**Brief**
Extract the lines from the start through the line that holds "import plotly.graph_objects as go", both included, omitting all images.
[Start of Data lines]
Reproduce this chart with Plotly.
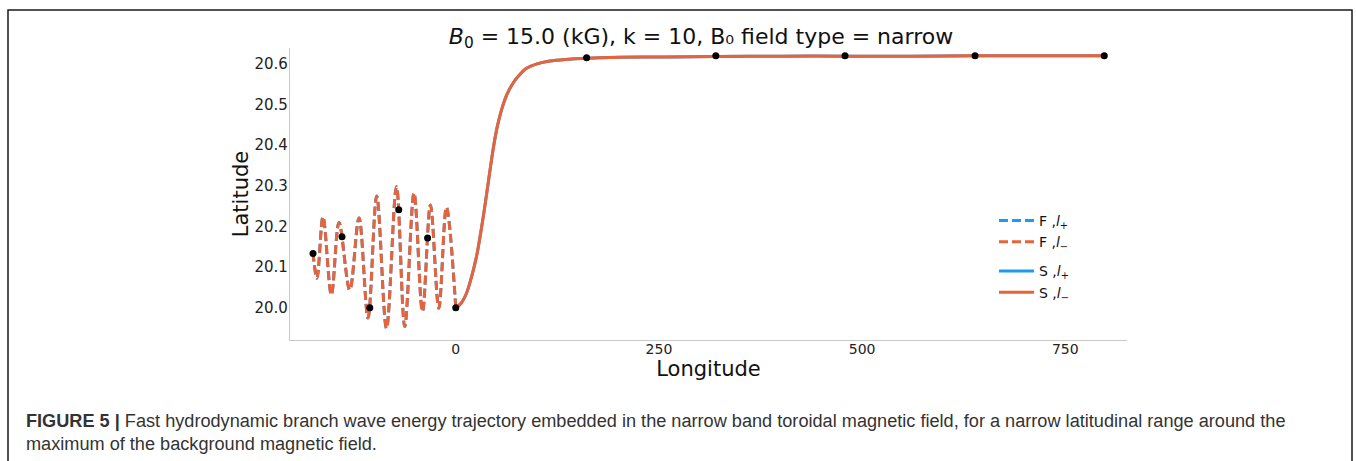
import plotly.graph_objects as go

# ---------------- data ----------------
# Fast branch (dashed) trajectory: longitude / latitude at turning points
f_lon = [0.0, -11.5, -20.9, -31.2, -41.0, -51.4, -62.8, -73.0, -85.3, -97.3,
         -108.0, -119.1, -130.5, -143.7, -153.1, -163.4, -170.8, -175.7]
f_lat = [20.000, 20.247, 19.999, 20.253, 19.991, 20.282, 19.954, 20.298, 19.950, 20.275,
         19.975, 20.221, 20.044, 20.210, 20.032, 20.224, 20.073, 20.134]

# Slow branch (solid) trajectory
s_lon = [0.0, 6.0, 13.2, 19.5, 25.5, 30.8, 35.7, 40.8, 45.9, 51.0, 56.3, 63.0, 70.6,
         78.5, 87.1, 100.0, 115.8, 135.0, 161.0, 202.0, 260.0, 320.0, 400.0, 480.0,
         560.0, 640.0, 720.0, 798.0]
s_lat = [20.000, 20.010, 20.036, 20.077, 20.126, 20.186, 20.249, 20.320, 20.389, 20.445,
         20.487, 20.525, 20.553, 20.573, 20.589, 20.600, 20.607, 20.611, 20.614, 20.616,
         20.617, 20.618, 20.619, 20.619, 20.619, 20.620, 20.620, 20.620]

# Sample markers along the trajectories
dot_lon = [-175.7, -140.0, -105.8, -70.2, -34.7, 0.0, 161.0, 320.0, 479.0, 639.0, 798.0]
dot_lat = [20.134, 20.175, 20.000, 20.241, 20.172, 20.000, 20.615, 20.620, 20.620, 20.620, 20.620]

x_ticks = [0, 250, 500, 750]
y_ticks = [20.0, 20.1, 20.2, 20.3, 20.4, 20.5, 20.6]
y_tick_text = ["20.0", "20.1", "20.2", "20.3", "20.4", "20.5", "20.6"]

legend_names = ["F ,<i>l</i><sub>+</sub>", "F ,<i>l</i><sub>\u2212</sub>",
                "S ,<i>l</i><sub>+</sub>", "S ,<i>l</i><sub>\u2212</sub>"]

title_text = "<i>B</i><sub>0</sub> = 15.0 (kG), k = 10, B\u2080 field type = narrow"
caption_1 = ("<b>FIGURE 5 |</b> Fast hydrodynamic branch wave energy trajectory embedded in the "
             "narrow band toroidal magnetic field, for a narrow latitudinal range around the")
caption_2 = "maximum of the background magnetic field."

# ---------------- styling / layout ----------------
W, H = 1356, 461
PL, PR, PT, PB = 290, 1127, 48, 340   # plot area in pixels


def px_x(p):
    return (p - PL) / (PR - PL)


def px_y(p):
    return (PB - p) / (PB - PT)


BLUE = "#1E9BF0"
ORANGE = "#E8623A"
FONT = "DejaVu Sans"

fig = go.Figure()

fig.add_trace(go.Scatter(x=f_lon, y=f_lat, mode="lines", name=legend_names[0],
                         legendgroup="F", line=dict(color=BLUE, width=3, dash="9px,4px",
                                                    shape="spline", smoothing=1.0)))
fig.add_trace(go.Scatter(x=f_lon, y=f_lat, mode="lines", name=legend_names[1],
                         legendgroup="F", line=dict(color=ORANGE, width=3, dash="9px,4px",
                                                    shape="spline", smoothing=1.0)))
fig.add_trace(go.Scatter(x=s_lon, y=s_lat, mode="lines", name=legend_names[2],
                         legendgroup="S", line=dict(color=BLUE, width=3,
                                                    shape="spline", smoothing=0.8)))
fig.add_trace(go.Scatter(x=s_lon, y=s_lat, mode="lines", name=legend_names[3],
                         legendgroup="S", line=dict(color=ORANGE, width=3,
                                                    shape="spline", smoothing=0.8)))
fig.add_trace(go.Scatter(x=dot_lon, y=dot_lat, mode="markers", showlegend=False,
                         marker=dict(color="black", size=7)))

fig.update_layout(
    width=W, height=H,
    margin=dict(l=PL, r=W - PR, t=PT, b=H - PB),
    paper_bgcolor="white", plot_bgcolor="white",
    font=dict(family=FONT, size=14, color="#222222"),
    title=dict(text=title_text, xref="container", x=701 / W, xanchor="center",
               y=1 - 36 / H, yanchor="middle",
               font=dict(family=FONT, size=22, color="#111111")),
    xaxis=dict(range=[-204, 826], tickvals=x_ticks, ticks="", showgrid=False, zeroline=False,
               showline=True, linecolor="#c8c8c8", linewidth=1.2, ticklabelstandoff=-4,
               tickfont=dict(size=14, color="#222222"),
               title=dict(text="Longitude", font=dict(size=21, color="#111111"), standoff=0)),
    yaxis=dict(range=[19.921, 20.639], tickvals=y_ticks, ticktext=y_tick_text, ticks="",
               showgrid=False, zeroline=False, showline=True, linecolor="#c8c8c8", linewidth=1.2,
               ticklabelstandoff=-2,
               tickfont=dict(size=15, color="#222222"),
               title=dict(text="Latitude", font=dict(size=21, color="#111111"), standoff=0)),
    legend=dict(x=px_x(994), y=px_y(205), xanchor="left", yanchor="top",
                traceorder="grouped", tracegroupgap=8, bgcolor="rgba(0,0,0,0)",
                itemwidth=35,
                font=dict(family=FONT, size=14, color="#111111")),
)

# frame around the figure
fig.add_shape(type="path", xref="paper", yref="paper",
              path=f"M {px_x(8)} {px_y(470)} L {px_x(8)} {px_y(10)} L {px_x(1352)} {px_y(10)} L {px_x(1352)} {px_y(470)}",
              line=dict(color="#1a1a1a", width=1.5))

# caption
for txt, yy in [(caption_1, 421), (caption_2, 444)]:
    fig.add_annotation(text=txt, xref="paper", yref="paper", x=px_x(24), y=px_y(yy),
                       xanchor="left", yanchor="middle", showarrow=False, align="left",
                       font=dict(family="Liberation Sans", size=18.15, color="#333333"))

fig.write_html("out.html")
[End of Data lines]
**Expected answer**
Reproduce this chart with Plotly.
import plotly.graph_objects as go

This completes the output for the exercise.